In this brown bag interregnum between food service providers, we have a chance to reflect on what we would most desire, our dream lunch program, our dream lunch. I offer to you my dream:
Imagine a school that grows its own organic, nutritious food on campus and brings that food, raw and cooked, to the table for students, faculty, and staff to share and enjoy together.
TGS, with its unique campus size and location, is in a perfect position to seize the opportunity to begin to think more radically about the hyper-local sourcing of its food.
The implementation of this enterprise would require design thinking at a deep level, and would demand cross-curricular, cross grade-level cooperation and collaboration.
The TGS farm would engage students not only in collaboration, but also in developing the higher order skills of creativity, critical thinking, communication, community-building, and compassion. Indeed, the farm to table program would integrate the six Cs beautifully, organically.
When fully operational, the TGS farm would be a multi-faceted teaching environment, a pedagogical ecosystem engaging students in learning about botany, nutrition science, engineering, sustainability, climate change, water management, marketing, scaling, and more.
We would hire a Head Farmer who oversees all aspects of the farm. And we would hire a chef comfortable creating menus using a blend of raw foods and healthily prepared, cooked foods, and who engages her creativity daily in the presentation of meals (Alice Waters, are you reading this?)
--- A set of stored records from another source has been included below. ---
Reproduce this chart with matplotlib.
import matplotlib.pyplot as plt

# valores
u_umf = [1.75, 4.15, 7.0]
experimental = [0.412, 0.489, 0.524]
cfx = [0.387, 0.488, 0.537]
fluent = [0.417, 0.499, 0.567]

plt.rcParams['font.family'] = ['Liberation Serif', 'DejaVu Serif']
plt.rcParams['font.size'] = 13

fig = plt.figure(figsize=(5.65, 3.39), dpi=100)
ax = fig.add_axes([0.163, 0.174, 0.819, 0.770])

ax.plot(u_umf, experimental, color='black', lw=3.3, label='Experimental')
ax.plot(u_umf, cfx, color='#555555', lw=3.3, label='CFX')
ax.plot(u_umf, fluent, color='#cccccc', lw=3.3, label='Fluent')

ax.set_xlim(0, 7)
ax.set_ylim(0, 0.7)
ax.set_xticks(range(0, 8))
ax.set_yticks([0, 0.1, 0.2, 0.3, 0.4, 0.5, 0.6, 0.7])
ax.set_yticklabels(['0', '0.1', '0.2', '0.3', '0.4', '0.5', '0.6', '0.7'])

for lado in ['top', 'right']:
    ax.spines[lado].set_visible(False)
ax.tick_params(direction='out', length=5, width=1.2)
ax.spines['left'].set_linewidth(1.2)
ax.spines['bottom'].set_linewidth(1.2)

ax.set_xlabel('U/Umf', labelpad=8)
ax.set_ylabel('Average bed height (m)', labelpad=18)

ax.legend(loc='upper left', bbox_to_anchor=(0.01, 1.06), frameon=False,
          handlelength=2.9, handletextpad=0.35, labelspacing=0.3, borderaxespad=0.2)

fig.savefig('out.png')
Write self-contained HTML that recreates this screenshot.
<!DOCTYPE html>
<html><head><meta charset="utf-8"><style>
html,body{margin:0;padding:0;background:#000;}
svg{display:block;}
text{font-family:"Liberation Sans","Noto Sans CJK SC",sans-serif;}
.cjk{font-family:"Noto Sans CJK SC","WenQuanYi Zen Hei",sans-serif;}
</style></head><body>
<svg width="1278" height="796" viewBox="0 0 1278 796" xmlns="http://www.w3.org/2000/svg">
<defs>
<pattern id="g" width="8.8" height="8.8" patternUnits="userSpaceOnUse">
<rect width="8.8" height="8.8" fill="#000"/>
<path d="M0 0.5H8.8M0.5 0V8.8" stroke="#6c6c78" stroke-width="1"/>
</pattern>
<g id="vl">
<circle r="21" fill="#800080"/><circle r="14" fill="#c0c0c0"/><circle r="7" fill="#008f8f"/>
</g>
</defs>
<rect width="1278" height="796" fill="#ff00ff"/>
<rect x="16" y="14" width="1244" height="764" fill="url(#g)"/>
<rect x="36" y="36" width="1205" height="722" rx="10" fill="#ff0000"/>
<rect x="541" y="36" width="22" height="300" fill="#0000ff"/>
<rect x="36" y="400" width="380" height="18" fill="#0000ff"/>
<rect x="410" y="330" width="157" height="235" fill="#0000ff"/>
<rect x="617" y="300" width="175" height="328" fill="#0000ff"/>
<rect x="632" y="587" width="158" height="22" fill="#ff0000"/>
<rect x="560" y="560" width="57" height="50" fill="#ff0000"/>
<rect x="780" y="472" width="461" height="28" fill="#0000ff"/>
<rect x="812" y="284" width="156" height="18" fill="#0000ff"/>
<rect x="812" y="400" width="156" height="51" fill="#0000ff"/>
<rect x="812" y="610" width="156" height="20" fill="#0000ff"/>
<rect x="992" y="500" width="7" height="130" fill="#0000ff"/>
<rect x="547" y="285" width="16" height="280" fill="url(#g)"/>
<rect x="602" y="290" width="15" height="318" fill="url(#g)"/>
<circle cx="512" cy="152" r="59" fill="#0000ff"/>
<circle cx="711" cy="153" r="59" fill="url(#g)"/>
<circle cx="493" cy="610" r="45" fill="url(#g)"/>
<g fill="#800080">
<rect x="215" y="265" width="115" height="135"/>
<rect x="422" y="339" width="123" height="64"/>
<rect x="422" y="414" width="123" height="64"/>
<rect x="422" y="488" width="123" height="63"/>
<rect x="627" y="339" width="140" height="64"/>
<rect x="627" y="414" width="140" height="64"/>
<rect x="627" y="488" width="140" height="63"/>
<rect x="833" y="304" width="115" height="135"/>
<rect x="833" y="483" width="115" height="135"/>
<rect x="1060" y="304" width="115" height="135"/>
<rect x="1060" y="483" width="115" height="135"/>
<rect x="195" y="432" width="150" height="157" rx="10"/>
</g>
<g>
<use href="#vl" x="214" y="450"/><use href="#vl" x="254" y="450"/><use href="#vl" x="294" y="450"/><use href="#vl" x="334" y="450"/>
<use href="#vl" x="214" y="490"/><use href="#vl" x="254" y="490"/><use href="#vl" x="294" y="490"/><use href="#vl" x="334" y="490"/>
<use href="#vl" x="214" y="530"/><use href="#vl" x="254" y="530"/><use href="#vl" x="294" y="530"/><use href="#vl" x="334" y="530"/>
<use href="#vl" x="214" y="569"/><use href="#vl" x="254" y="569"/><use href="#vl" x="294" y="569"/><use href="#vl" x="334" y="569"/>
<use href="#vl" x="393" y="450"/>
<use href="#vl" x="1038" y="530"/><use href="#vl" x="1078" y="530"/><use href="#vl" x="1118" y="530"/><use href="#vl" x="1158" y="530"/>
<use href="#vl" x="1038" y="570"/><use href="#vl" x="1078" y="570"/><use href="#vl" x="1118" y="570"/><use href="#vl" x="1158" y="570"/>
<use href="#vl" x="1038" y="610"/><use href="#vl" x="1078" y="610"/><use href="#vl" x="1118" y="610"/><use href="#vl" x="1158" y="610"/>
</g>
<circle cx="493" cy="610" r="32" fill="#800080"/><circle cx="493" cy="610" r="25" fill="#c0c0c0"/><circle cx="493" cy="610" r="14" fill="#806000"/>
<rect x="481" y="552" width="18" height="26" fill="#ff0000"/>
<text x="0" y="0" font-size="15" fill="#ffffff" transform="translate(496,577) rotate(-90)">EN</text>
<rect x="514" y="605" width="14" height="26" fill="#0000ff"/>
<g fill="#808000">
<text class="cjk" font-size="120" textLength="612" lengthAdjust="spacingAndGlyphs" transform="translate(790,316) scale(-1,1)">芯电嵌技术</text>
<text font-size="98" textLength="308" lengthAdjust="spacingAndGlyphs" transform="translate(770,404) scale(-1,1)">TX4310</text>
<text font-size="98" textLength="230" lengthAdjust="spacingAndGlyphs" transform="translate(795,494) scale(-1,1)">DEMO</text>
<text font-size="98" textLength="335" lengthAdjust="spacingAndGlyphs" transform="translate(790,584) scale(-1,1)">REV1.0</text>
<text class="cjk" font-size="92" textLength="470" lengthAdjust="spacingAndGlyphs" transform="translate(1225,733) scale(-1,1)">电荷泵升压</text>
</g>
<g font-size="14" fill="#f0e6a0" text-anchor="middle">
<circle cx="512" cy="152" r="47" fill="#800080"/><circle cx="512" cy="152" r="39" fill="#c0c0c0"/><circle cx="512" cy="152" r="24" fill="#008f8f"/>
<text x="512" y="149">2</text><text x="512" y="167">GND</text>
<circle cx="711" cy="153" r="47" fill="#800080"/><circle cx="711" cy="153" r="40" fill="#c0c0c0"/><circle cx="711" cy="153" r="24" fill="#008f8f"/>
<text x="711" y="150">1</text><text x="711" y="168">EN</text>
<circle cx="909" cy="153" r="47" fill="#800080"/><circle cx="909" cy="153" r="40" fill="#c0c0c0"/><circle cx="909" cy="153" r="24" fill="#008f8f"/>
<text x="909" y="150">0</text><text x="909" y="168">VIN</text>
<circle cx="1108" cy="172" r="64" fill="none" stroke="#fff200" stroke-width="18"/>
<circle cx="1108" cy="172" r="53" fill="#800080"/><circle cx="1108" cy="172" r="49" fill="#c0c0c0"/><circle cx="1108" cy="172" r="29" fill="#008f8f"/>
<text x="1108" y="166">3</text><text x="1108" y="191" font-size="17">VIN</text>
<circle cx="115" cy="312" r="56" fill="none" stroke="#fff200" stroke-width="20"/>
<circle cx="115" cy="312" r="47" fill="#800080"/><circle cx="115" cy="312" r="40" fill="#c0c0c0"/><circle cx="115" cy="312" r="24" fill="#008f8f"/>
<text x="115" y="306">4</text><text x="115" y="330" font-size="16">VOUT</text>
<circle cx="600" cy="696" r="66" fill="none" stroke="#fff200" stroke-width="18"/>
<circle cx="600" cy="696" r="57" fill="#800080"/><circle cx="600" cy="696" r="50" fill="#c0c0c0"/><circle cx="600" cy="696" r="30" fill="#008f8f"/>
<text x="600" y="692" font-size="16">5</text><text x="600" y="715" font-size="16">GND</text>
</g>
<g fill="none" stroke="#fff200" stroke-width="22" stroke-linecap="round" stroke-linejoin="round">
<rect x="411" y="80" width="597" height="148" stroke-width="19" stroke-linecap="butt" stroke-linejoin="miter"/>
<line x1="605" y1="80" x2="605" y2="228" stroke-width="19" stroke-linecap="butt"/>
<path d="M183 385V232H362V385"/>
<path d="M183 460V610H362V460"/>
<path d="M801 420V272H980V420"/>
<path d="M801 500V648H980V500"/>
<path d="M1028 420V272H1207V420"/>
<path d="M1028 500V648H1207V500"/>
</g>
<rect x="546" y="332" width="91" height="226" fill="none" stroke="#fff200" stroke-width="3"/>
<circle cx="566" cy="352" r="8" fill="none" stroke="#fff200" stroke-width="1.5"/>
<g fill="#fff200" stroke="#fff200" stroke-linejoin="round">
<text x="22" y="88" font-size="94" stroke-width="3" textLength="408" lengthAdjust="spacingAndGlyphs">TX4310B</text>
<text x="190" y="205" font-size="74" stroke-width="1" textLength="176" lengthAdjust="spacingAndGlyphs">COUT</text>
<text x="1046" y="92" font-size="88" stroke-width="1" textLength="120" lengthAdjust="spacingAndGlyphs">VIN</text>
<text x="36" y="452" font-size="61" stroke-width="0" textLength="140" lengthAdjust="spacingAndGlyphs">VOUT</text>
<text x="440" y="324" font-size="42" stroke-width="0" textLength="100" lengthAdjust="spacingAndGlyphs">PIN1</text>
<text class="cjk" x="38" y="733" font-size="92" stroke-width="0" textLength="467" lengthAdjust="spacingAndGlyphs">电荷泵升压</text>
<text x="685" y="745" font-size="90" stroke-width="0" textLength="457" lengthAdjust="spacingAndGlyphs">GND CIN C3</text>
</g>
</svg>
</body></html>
In terms of infrastructure needs, we have the land and water necessary to implement this vision. We will also need to raise the capital (ideally, a generous grant or philanthropic donation) to pay for significant upgrades to the kitchen and dining hall facilities.
Once the farm and kitchen are up and running, students would have the opportunity to take an elective course (one semester or all year) in any aspect of the food production and service program under the skillful guidance of the head farmer or chef. Some students might elect to work on the farm during a given block, while others might elect to work as sous chefs in the kitchen.
We would be promoting our wellness, of course, in selecting foods to grow that are highly nutritious and seasonally appropriate. We would also be significantly ramping up our personal responsibility as stewards of the land, land which, with the right care and attention, can nourish our minds, our hearts, and our bellies.
Students and faculty and staff would all look forward to lunch and frequently eat together, breaking bread as a community as a matter of routine.